### Exercise instructions
Only the lines from the start of the data below through the line that contains "plt.rcParams['font.family'] = ['Liberation" are to be copied, exactly and without pictures.

### Material
• • • •
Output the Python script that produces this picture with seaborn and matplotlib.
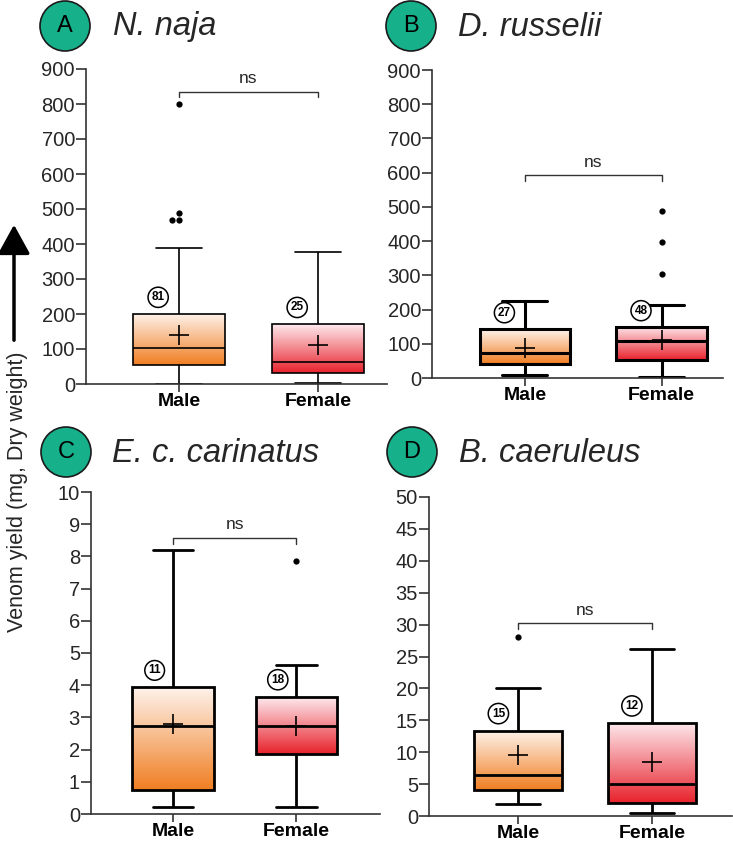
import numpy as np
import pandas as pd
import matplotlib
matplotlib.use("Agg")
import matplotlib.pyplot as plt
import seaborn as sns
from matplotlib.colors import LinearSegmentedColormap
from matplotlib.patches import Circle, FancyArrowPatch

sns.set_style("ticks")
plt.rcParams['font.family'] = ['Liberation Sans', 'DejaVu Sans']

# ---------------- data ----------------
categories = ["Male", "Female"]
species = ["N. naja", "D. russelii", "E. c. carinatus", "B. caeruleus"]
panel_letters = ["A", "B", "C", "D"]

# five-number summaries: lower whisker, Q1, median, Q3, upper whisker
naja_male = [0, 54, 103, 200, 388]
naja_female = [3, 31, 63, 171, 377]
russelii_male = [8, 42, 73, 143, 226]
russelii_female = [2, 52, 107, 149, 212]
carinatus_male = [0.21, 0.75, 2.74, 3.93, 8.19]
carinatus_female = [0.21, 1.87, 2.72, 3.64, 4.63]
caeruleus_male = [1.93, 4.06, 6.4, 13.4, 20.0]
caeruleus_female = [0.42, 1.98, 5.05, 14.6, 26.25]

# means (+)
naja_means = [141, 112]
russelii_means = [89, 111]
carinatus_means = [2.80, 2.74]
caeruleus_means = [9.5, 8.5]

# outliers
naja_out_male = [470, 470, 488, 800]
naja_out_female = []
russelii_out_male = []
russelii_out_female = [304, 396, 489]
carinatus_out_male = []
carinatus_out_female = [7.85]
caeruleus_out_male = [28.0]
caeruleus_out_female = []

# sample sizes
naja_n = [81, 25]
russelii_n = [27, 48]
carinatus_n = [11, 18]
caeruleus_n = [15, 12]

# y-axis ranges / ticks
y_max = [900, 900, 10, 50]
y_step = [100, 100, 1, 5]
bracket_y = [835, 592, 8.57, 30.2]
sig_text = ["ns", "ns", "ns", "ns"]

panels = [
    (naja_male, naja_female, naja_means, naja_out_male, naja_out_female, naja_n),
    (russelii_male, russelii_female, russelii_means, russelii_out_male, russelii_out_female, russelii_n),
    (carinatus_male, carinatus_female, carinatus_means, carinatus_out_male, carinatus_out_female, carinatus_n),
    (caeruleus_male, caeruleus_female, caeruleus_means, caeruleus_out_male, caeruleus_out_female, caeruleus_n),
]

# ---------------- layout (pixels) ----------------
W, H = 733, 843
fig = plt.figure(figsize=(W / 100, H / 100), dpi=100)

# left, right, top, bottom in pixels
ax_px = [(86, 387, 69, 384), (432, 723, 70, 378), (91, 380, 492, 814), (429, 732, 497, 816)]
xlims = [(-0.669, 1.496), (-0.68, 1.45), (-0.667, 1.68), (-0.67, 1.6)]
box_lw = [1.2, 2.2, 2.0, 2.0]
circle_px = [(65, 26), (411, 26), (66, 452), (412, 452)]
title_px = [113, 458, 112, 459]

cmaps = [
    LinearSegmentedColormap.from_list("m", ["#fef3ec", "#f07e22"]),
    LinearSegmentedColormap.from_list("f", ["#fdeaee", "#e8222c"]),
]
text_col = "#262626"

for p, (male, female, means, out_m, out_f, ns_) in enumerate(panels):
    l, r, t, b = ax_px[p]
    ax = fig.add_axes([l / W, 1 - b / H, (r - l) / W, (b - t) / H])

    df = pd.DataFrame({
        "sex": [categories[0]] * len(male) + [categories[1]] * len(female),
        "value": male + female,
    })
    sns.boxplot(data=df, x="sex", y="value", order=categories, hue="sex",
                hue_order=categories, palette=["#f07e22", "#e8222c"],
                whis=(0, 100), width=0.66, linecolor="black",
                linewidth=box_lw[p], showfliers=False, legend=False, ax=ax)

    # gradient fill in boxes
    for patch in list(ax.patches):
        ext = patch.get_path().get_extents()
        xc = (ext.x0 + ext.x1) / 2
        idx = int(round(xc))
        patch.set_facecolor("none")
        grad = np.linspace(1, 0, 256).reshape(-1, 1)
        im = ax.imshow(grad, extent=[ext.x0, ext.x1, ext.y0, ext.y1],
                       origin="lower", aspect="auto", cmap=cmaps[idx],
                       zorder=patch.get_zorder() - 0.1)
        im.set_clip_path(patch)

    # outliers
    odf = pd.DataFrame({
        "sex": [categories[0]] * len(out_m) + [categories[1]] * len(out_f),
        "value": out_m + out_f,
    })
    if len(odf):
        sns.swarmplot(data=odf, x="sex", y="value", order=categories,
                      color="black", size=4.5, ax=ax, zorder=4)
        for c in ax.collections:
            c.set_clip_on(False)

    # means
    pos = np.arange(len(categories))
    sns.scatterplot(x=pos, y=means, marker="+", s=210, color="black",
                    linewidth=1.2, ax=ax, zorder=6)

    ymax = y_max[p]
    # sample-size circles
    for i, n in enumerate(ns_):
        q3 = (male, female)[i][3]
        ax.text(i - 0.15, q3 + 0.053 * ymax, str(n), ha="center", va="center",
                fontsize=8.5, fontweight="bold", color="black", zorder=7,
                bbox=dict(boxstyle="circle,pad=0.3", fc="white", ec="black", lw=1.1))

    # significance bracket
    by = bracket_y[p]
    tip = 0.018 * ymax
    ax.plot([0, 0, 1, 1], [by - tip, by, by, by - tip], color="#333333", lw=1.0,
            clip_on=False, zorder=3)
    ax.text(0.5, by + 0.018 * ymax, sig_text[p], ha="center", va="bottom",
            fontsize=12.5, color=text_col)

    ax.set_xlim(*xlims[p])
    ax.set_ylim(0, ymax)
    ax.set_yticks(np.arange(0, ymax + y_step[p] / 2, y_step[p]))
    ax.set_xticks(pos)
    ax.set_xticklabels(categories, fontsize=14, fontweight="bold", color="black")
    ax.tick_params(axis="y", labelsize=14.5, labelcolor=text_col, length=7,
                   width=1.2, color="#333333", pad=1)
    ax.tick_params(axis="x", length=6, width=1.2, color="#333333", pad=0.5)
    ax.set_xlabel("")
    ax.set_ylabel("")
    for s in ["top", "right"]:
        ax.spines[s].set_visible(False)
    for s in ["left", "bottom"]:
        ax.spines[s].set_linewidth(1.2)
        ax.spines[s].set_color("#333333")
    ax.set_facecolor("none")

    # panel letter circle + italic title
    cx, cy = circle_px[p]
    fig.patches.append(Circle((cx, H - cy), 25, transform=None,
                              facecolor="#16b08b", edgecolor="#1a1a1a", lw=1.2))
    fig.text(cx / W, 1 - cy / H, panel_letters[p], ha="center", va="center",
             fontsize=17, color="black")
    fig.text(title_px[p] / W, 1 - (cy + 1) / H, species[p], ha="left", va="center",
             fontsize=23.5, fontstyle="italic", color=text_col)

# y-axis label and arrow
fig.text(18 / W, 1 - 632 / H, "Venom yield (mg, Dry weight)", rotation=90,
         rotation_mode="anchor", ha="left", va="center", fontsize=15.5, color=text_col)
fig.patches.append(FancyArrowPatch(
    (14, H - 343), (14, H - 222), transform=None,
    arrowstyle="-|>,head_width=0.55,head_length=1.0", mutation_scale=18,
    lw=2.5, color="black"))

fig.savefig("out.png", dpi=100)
• • • •
### The solution
Output the Python script that produces this picture with seaborn and matplotlib.
import numpy as np
import pandas as pd
import matplotlib
matplotlib.use("Agg")
import matplotlib.pyplot as plt
import seaborn as sns
from matplotlib.colors import LinearSegmentedColormap
from matplotlib.patches import Circle, FancyArrowPatch

sns.set_style("ticks")
plt.rcParams['font.family'] = ['Liberation Sans', 'DejaVu Sans']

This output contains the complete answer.